The campaign approach follows a recent research study carried out by U.S. pollster Frank Luntz for BBC World News, which outlines viewers' dissatisfaction with stateside news outlets' provision of international news and sees them as "sensationalist," "superficial" and offering only a "narrow news agenda," according to BBC executives.

A spokeswoman says that the availability of BBC World News as a 24-hour service is being hyped on the popular BBC America as well as online. The general idea is to get Americans to flood their local cable and satellite providers with demands for serious international coverage in the form of BBC World News.

This might seem boldly optimistic: Fewer Americans read newspapers than ever in the country's history, and Americans' taste for news seemingly always has drifted to the domestic angle. But the BBC is — in the words of Mel Gibson in "Braveheart" — "out to pick a fight" in America.

"There has been unparalleled interest in international news in the U.S. since 9/11, and (the) latest nationwide research results clearly show BBC World News is compulsory viewing for anyone who wants to keep on top of global news and current affairs," BBC World News CEO Richard Sambrook says. "The demand for the channel — which is known throughout the world for its depth of analysis — can only be encouraging news to cable operators across the U.S. who are looking to offer their subscribers and viewers the news behind the headlines from the world's largest global broadcasting newsgathering operation."

Among the findings of Luntz's BBC-commissioned survey last year:

Sixty-five percent of people questioned believed it is extremely important or very important to have access to international news.

There is a significant gap in the amount of international news demanded and what is being supplied.

Forty-seven percent of those questioned rate current coverage of international news as poor or fair.
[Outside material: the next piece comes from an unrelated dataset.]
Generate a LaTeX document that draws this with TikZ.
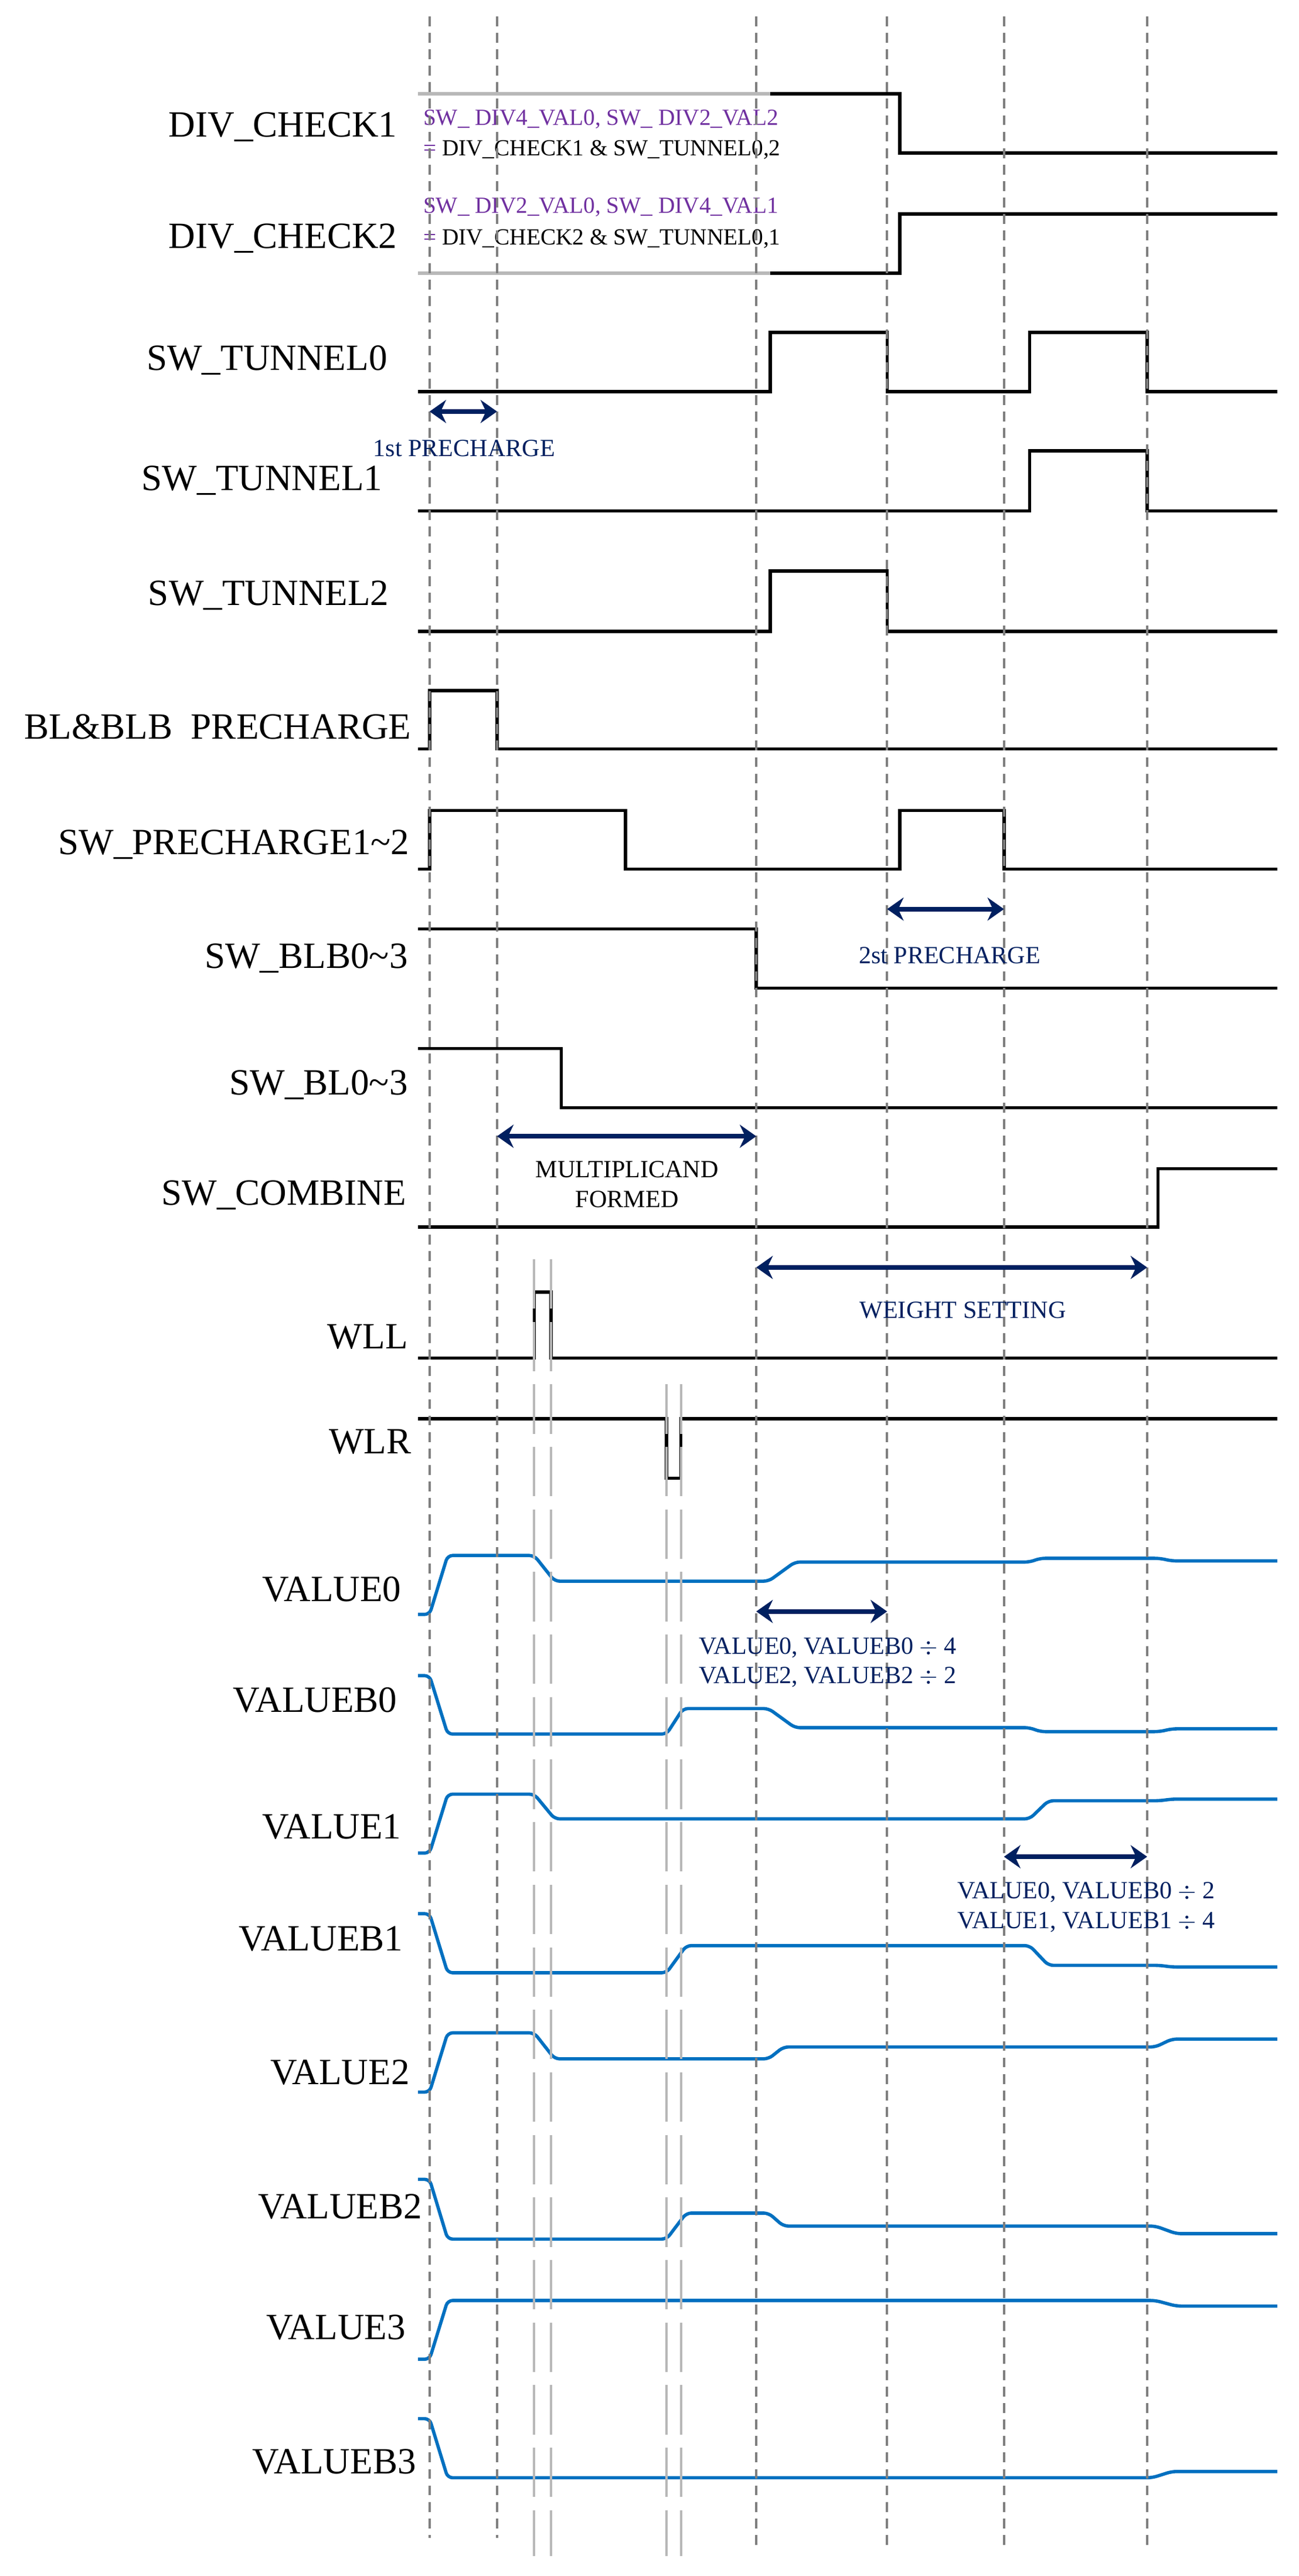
\documentclass[tikz,border=0pt]{standalone}
\usepackage{fontspec}
\setmainfont{Liberation Serif}
\usetikzlibrary{arrows.meta}
\definecolor{wblue}{HTML}{0070C0}
\definecolor{navy}{HTML}{002060}
\definecolor{purp}{HTML}{7030A0}
\definecolor{vgray}{HTML}{7F7F7F}
\definecolor{lgray}{HTML}{B8B8B8}
\begin{document}
\begin{tikzpicture}[x=1pt,y=-1pt,
  sig/.style={line width=2pt,black},
  ana/.style={line width=2pt,wblue,rounded corners=3pt},
  lbl/.style={anchor=east,inner sep=0pt,font=\fontsize{22.5}{24}\selectfont},
  note/.style={inner sep=0pt,text=navy,font=\fontsize{15}{18}\selectfont,align=center},
  dim/.style={line width=2.8pt,navy,{Stealth[length=10pt,width=14pt]}-{Stealth[length=10pt,width=14pt]}},
  vline/.style={vgray,line width=1.5pt,dash pattern=on 6pt off 4pt},
  wline/.style={lgray,line width=1.4pt,dash pattern=on 30pt off 8pt}]
\useasboundingbox[fill=white] (0,0) rectangle (789,1565);
% ---- labels
\node[lbl] (l1) at (241.5,77) {DIV\_CHECK1};
\node[lbl] (l2) at (241.5,145) {DIV\_CHECK2};
\node[lbl] (l3) at (235.5,219) {SW\_TUNNEL0};
\node[lbl] (l4) at (232.5,292) {SW\_TUNNEL1};
\node[lbl] (l5) at (236.5,361.6) {SW\_TUNNEL2};
\node[lbl] (l6) at (250,441.4) {BL\&BLB\ \ PRECHARGE};
\node[lbl] (l7) at (249,513) {SW\_PRECHARGE1\textasciitilde 2};
\node[lbl] (l8) at (248,582) {SW\_BLB0\textasciitilde 3};
\node[lbl] (l9) at (248,659) {SW\_BL0\textasciitilde 3};
\node[lbl] (l10) at (247,726) {SW\_COMBINE};
\node[lbl] (l11) at (248,812) {WLL};
\node[lbl] (l12) at (250,876) {WLR};
\node[lbl] (l13) at (244,965.6) {VALUE0};
\node[lbl] (l14) at (241.5,1033) {VALUEB0};
\node[lbl] (l15) at (244,1110) {VALUE1};
\node[lbl] (l16) at (245,1178) {VALUEB1};
\node[lbl] (l17) at (249,1259) {VALUE2};
\node[lbl] (l18) at (256.7,1340.5) {VALUEB2};
\node[lbl] (l19) at (246.6,1414) {VALUE3};
\node[lbl] (l20) at (253,1495.4) {VALUEB3};
% ---- formula notes
\node[anchor=west,inner sep=0pt,font=\fontsize{14}{16}\selectfont,text=purp] (f1) at (257,72.5) {SW\_ DIV4\_VAL0, SW\_ DIV2\_VAL2};
\node[anchor=west,inner sep=0pt,font=\fontsize{14}{16}\selectfont] (f2) at (257,91) {\textcolor{purp}{=} DIV\_CHECK1 \& SW\_TUNNEL0,2};
\node[anchor=west,inner sep=0pt,font=\fontsize{14}{16}\selectfont,text=purp] (f3) at (257,126) {SW\_ DIV2\_VAL0, SW\_ DIV4\_VAL1};
\node[anchor=west,inner sep=0pt,font=\fontsize{14}{16}\selectfont] (f4) at (257,145) {\textcolor{purp}{=} DIV\_CHECK2 \& SW\_TUNNEL0,1};
% ---- digital waveforms
\draw[lgray,line width=2pt] (254,57) -- (468,57);
\draw[sig] (468,57) -- (546.6,57) -- (546.6,93) -- (776,93);
\draw[lgray,line width=2pt] (254,166) -- (468,166);
\draw[sig] (468,166) -- (546.6,166) -- (546.6,130) -- (776,130);
\draw[sig] (254,238) -- (468,238) -- (468,202) -- (539,202) -- (539,238) -- (625.6,238) -- (625.6,202) -- (697,202) -- (697,238) -- (776,238);
\draw[sig] (254,310.4) -- (625.6,310.4) -- (625.6,274) -- (697,274) -- (697,310.4) -- (776,310.4);
\draw[sig] (254,383.5) -- (468,383.5) -- (468,347) -- (539,347) -- (539,383.5) -- (776,383.5);
\draw[sig] (254,455) -- (261,455) -- (261,419.5) -- (302,419.5) -- (302,455) -- (776,455);
\draw[sig] (254,528) -- (261,528) -- (261,492.4) -- (380,492.4) -- (380,528) -- (546.6,528) -- (546.6,492.4) -- (610,492.4) -- (610,528) -- (776,528);
\draw[sig] (254,564.3) -- (459.5,564.3) -- (459.5,600.3) -- (776,600.3);
\draw[sig] (254,637) -- (341,637) -- (341,673) -- (776,673);
\draw[sig] (254,745.4) -- (703.6,745.4) -- (703.6,710) -- (776,710);
\draw[sig] (254,825) -- (324.6,825) -- (324.6,785) -- (334.7,785) -- (334.7,825) -- (776,825);
\draw[sig] (254,862) -- (405,862) -- (405,898) -- (413.7,898) -- (413.7,862) -- (776,862);
% ---- analog waveforms
\draw[ana] (254,980.8) -- (261,980.8) -- (272,945) -- (324.6,945) -- (337,960.6) -- (467,960.6) -- (483,949) -- (625.6,949) -- (632,946.7) -- (704.6,946.7) -- (712,948.3) -- (776,948.3);
\draw[ana] (254,1018) -- (261,1018) -- (272,1053.5) -- (405,1053.5) -- (415,1038) -- (467,1038) -- (483,1049.6) -- (625.6,1049.6) -- (632,1052) -- (704.6,1052) -- (712,1050.3) -- (776,1050.3);
\draw[ana] (254,1125.8) -- (261,1125.8) -- (272,1090) -- (324.6,1090) -- (337,1105) -- (625.6,1105) -- (637,1094) -- (704.6,1094) -- (712,1093) -- (776,1093);
\draw[ana] (254,1162.6) -- (261,1162.6) -- (272,1198.5) -- (405,1198.5) -- (417,1182) -- (625.6,1182) -- (637,1194) -- (704.6,1194) -- (712,1195) -- (776,1195);
\draw[ana] (254,1271) -- (261,1271) -- (272,1235) -- (324.6,1235) -- (337,1250.8) -- (467,1250.8) -- (476,1243.6) -- (702,1243.6) -- (712,1238.8) -- (776,1238.8);
\draw[ana] (254,1324) -- (261,1324) -- (272,1360.3) -- (405,1360.3) -- (417,1344.5) -- (467,1344.5) -- (476,1352.4) -- (702,1352.4) -- (714.7,1357) -- (776,1357);
\draw[ana] (254,1433.3) -- (261,1433.3) -- (272,1397.6) -- (702,1397.6) -- (714.7,1401) -- (776,1401);
\draw[ana] (254,1469.4) -- (261,1469.4) -- (272,1505.3) -- (700,1505.3) -- (712,1501.5) -- (776,1501.5);
% ---- timing verticals
\foreach \x/\b in {261/1542,302/1542,459.5/1546,539/1546,610/1546,697/1546}
  \draw[vline] (\x,10) -- (\x,\b);
\foreach \x in {324.6,334.7} \draw[wline] (\x,765) -- (\x,1553);
\foreach \x in {405,413.7} \draw[wline] (\x,841) -- (\x,1553);
% ---- dimension arrows
\coordinate (a1) at (261,250); \coordinate (b1) at (302,250);
\draw[dim] (a1) -- (b1);
\node[note] (n1) at (282,272.5) {1st PRECHARGE};
\coordinate (a2) at (539,552.3); \coordinate (b2) at (610,552.3);
\draw[dim] (a2) -- (b2);
\node[note] (n2) at (577,580.4) {2st PRECHARGE};
\coordinate (a3) at (302,690.3); \coordinate (b3) at (459.5,690.3);
\draw[dim] (a3) -- (b3);
\node[note,text=black] (n3) at (381,719.5) {MULTIPLICAND\\FORMED};
\coordinate (a4) at (459.5,770); \coordinate (b4) at (697,770);
\draw[dim] (a4) -- (b4);
\node[note] (n4) at (585,796) {WEIGHT SETTING};
\coordinate (a5) at (459.5,979); \coordinate (b5) at (539,979);
\draw[dim] (a5) -- (b5);
\node[note] (n5) at (503,1010) {VALUE0, VALUEB0 $\div$ 4\\VALUE2, VALUEB2 $\div$ 2};
\coordinate (a6) at (610,1128); \coordinate (b6) at (697,1128);
\draw[dim] (a6) -- (b6);
\node[note] (n6) at (660,1158.7) {VALUE0, VALUEB0 $\div$ 2\\VALUE1, VALUEB1 $\div$ 4};
\end{tikzpicture}
\end{document}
The biggest frustrations with national cable news are too many tabloid stories (40% name it as their biggest or next-biggest frustration), too repetitive (32%), biased (31%) and too much politics (20%).

"Americans increasingly recognize the importance of international news," Luntz says, "and they perceive a gap between what they are getting and what they need."

The BBC World News service reaches a tiny 3 million viewers in the U.S. If the BBC's marketing campaign pays off, it should see a sizable increase. If not, well, it would be fair to quote another adage: "Plus c'est la meme chose, plus ca change."